Этот вывод в лекции Шевырева определяет концепцию древнего периода русской литературы, в которой подчеркнут ее «чисто-религиозный характер». Он находит в этом периоде то, что сделает Россию «полным цветом Словенского мира» и составляет превосходство «нашей словесности перед всеми народами Запада», значит, и перед народом Германии, имея в виду «святыню Всесловенского языка» [Шевырев 2010: 152] как сокровища России. Для примера он сравнивает Страсбургский договор 842 года между Людовиком Германским и Карлом Лысым и Остромирово Евангелие. Оценка первого памятника: «Какой грубый хаос! Какое нескладное лепетание!» Оценка второго: «какая изящная чистота и правильность!» [Шевырев 2010: 152-153]. Превосходство языка России явно подчеркнуто: «немцы только в XVI столетии читают Библию на своем языке», а «мы уже в IX веке могли вкушать на языке, почти своем, Божественные красоты Священного писания! Какое великое преимущество!» [Шевырев 2010: 153].

Критическое отношение Шевырева к литературе Германии усиливается в результате исследования древней русской словесности. А православная вера помогает ему найти новые методологические основы русской критики и филологической науки. У Шевырева происходит движение в том же направлении, что у Гоголя, И. Киреевского, Хомякова, которые в этот же период развивают «идею православной культуры», в современности видят «путь к обретению утраченной цельности», к господству «внутреннего средоточия», к «собиранию» сил души [Зеньковский: 15]. Шевырев утверждает Православие как источник русского слова, языка и словесности, их национального своеобразия и как основу миросозерцания русского писателя. Например, в статье «Перечень Наблюдателя» (1837) он, восхищаясь личностью Пушкина и его последними стихами, замечает, что «истинный поэт и человек бывают нераздельно слиты, что истинная поэзия может понимать религию, как дочь, прекрасная душой и телом, всегда понимает мать, ее воспитавшую» [Шевырев 2004: 133].

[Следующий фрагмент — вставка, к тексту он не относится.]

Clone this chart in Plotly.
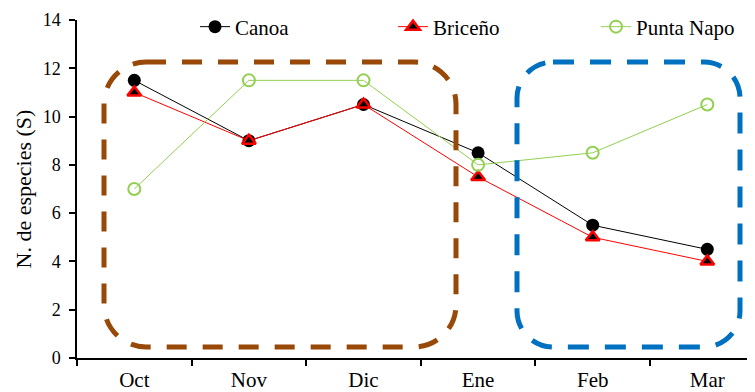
import plotly.graph_objects as go

months = ["Oct", "Nov", "Dic", "Ene", "Feb", "Mar"]
canoa = [11.5, 9, 10.5, 8.5, 5.5, 4.5]
briceno = [11, 9, 10.5, 7.5, 5, 4]
punta_napo = [7, 11.5, 11.5, 8, 8.5, 10.5]
y_ticks = [0, 2, 4, 6, 8, 10, 12, 14]

OFF = 8  # page body margin offset
W, H = 755, 392
# target plot area in page pixels: x 77..764.6, y 20..358
ML, MT = 77 - OFF, 20 - OFF
MB = H - (358 - OFF)
MR = 0
PW, PH = W - ML - MR, H - MT - MB
BAND = 114.6  # px per category

FONT = "Liberation Serif"

fig = go.Figure()
fig.add_trace(go.Scatter(
    x=months, y=canoa, name="Canoa", mode="lines+markers", legend="legend",
    line=dict(color="black", width=1),
    marker=dict(symbol="circle", size=13, color="black"),
))
fig.add_trace(go.Scatter(
    x=months, y=briceno, name="Briceño", mode="lines+markers", legend="legend2",
    line=dict(color="#FF0000", width=1),
    marker=dict(symbol="triangle-up", size=12, color="black",
                line=dict(color="#FF0000", width=2.5)),
))
fig.add_trace(go.Scatter(
    x=months, y=punta_napo, name="Punta Napo", mode="lines+markers", legend="legend3",
    line=dict(color="#92D050", width=1),
    marker=dict(symbol="circle-open", size=12, color="#92D050",
                line=dict(color="#92D050", width=2)),
))


def px(x):
    return (x - OFF - ML) / PW


def py(y):
    return (H - MB - (y - OFF)) / PH


def rounded_box(x0, y0, x1, y1, r):
    """Page-pixel box -> paper-coordinate rounded rectangle path."""
    k = 0.45  # bezier control factor
    p = []
    p.append(f"M {px(x0 + r)},{py(y0)}")
    p.append(f"L {px(x1 - r)},{py(y0)}")
    p.append(f"C {px(x1 - r * k)},{py(y0)} {px(x1)},{py(y0 + r * k)} {px(x1)},{py(y0 + r)}")
    p.append(f"L {px(x1)},{py(y1 - r)}")
    p.append(f"C {px(x1)},{py(y1 - r * k)} {px(x1 - r * k)},{py(y1)} {px(x1 - r)},{py(y1)}")
    p.append(f"L {px(x0 + r)},{py(y1)}")
    p.append(f"C {px(x0 + r * k)},{py(y1)} {px(x0)},{py(y1 - r * k)} {px(x0)},{py(y1 - r)}")
    p.append(f"L {px(x0)},{py(y0 + r)}")
    p.append(f"C {px(x0)},{py(y0 + r * k)} {px(x0 + r * k)},{py(y0)} {px(x0 + r)},{py(y0)}")
    p.append("Z")
    return " ".join(p)


fig.add_shape(type="path", xref="paper", yref="paper",
              path=rounded_box(104, 62, 456, 347, 42),
              line=dict(color="#984807", width=5, dash="20px,16px"))
fig.add_shape(type="path", xref="paper", yref="paper",
              path=rounded_box(517, 62, 740, 347, 36),
              line=dict(color="#0070C0", width=5, dash="21px,16px"))


def leg(text_x):
    # legend text begins ~42px after the legend's left edge
    return dict(orientation="h", x=px(text_x - 42), xanchor="left",
                y=py(27), yanchor="middle",
                font=dict(size=21, family=FONT), bgcolor="rgba(0,0,0,0)")


fig.update_layout(
    width=W, height=H,
    margin=dict(l=ML, r=MR, t=MT, b=MB, autoexpand=False),
    paper_bgcolor="white", plot_bgcolor="white",
    font=dict(family=FONT, color="black"),
    showlegend=True,
    legend=leg(237), legend2=leg(435), legend3=leg(638),
    xaxis=dict(range=[-0.5, -0.5 + PW / BAND], showline=True, linecolor="black",
               linewidth=1.5, ticks="outside", tickson="boundaries", ticklen=6,
               tickcolor="black", tickwidth=1.5, showgrid=False, zeroline=False,
               tickfont=dict(size=21, family=FONT), ticklabelstandoff=2),
    yaxis=dict(range=[0, 14], tickvals=y_ticks, showline=True, linecolor="black",
               linewidth=1.5, ticks="outside", ticklen=6, tickcolor="black",
               tickwidth=1.5, showgrid=False, zeroline=False,
               tickfont=dict(size=18, family=FONT), ticklabelstandoff=5,
               title=dict(text="N. de especies (S)", font=dict(size=22, family=FONT),
                          standoff=5)),
)

fig.write_html("out.html")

Итак, в 1837-1838 гг. в мировоззрении и методологии Шевырева, критика и филолога, происходит поворот к архетипу «русскости». Верность нового направления в таком векторе движения подтвердит учебная и научная командировка в Европу в 1838-1840 гг. Здесь проверяются и укрепляются его мысли о судьбе русской словесности и шире - о России. Живя в странах Европы (Англии, Франции, Гер-

мании), он осмысливает состояние ее культуры, науки, просвещения и образования, политической и общественной жизни, излагая впечатления самым подробным образом в своем дневнике (который хранится в РО РНБ и до настоящего времени не опубликован). Дневник для него - это не только ежедневные подробные записи, но настоящая лаборатория, в которой рождаются будущие публикации в «Москвитянине», новые научные идеи, будущие проекты, касающиеся России: ее исторической судьбы, науки и просвещения, словесности и культуры.

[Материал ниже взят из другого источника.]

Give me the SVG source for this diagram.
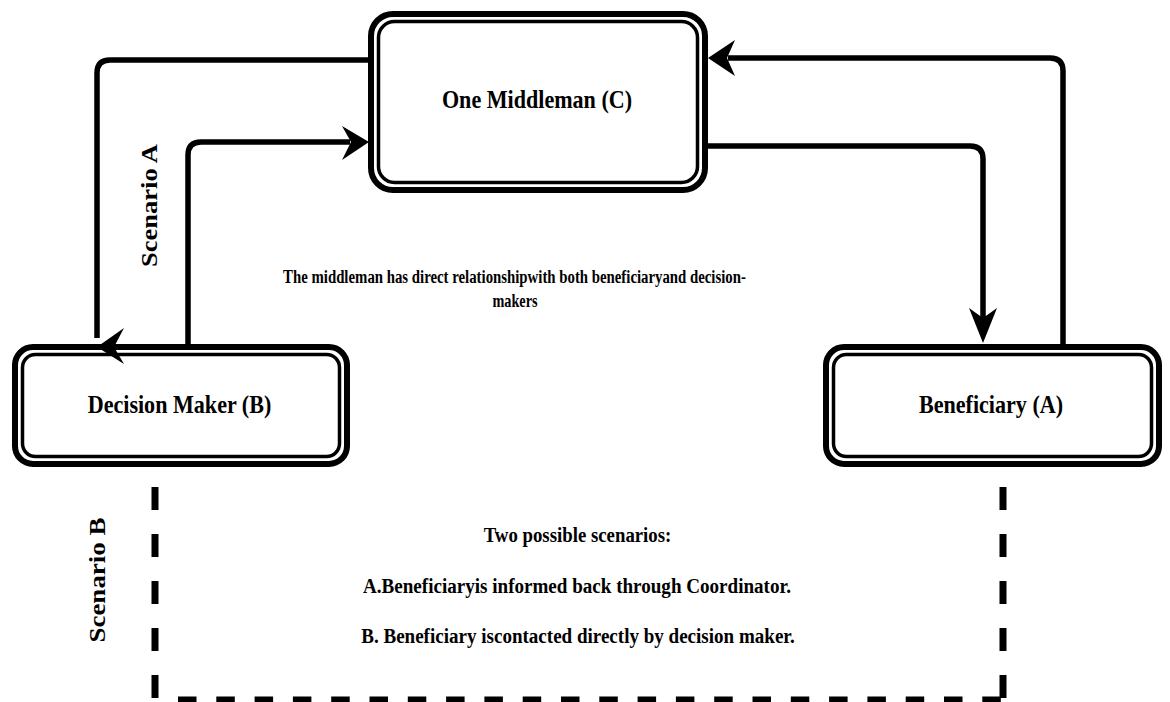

В 1840 году в дневнике появится большой «сюжет», связанный с Фр. Баадером, религиозным философом, профессором университета в Мюнхене. В личности Баадера Шевырева привлекает заинтересованность в исторической судьбе России. Баадер, как показала И.Н. Лагутина, еще в начале 20-х годов XIX века именно на Россию «возлагал особую духовно-историческую миссию, считая, что русская нация сохранила «религиозный инстинкт», что, освободив Европу от Наполеона, она освободит ее от «все разъедающего атеизма» [Лагутина: 107]. Сходную мысль находим в статье В.Е. Багно, назвавшего Баадера «наиболее близким русской мысли, писавшим о разложении Запада, удалявшегося от христианских ценностей, и видевшим спасение европейской цивилизации в России и православной церкви» [Багно: 11]. Как отмечает Г.А. Тиме,

в середине XIX века в России остро встал вопрос об отношении религии и философии. И здесь особую роль сыграл последователь Беме Франц фон Баадер, с именем которого был связан новый всплеск интереса к немецкому мистику в Германии. Импульсом послужило сочинение французского теософа Луи де Сен-Мартена «О заблуждениях и истине». Знакомство с этим произведением перевернуло мировоззрение Баадера, который ощутил в нем нечто, воплощающее в себе «завещание» Беме. <...> особое впечатление произвело на Баадера предсказание Сен-Мартеном нового духовного возрождения мира, а также понимание эротического, в котором любовь и красота рассматривались как элементы божественного [Тиме: 9-10].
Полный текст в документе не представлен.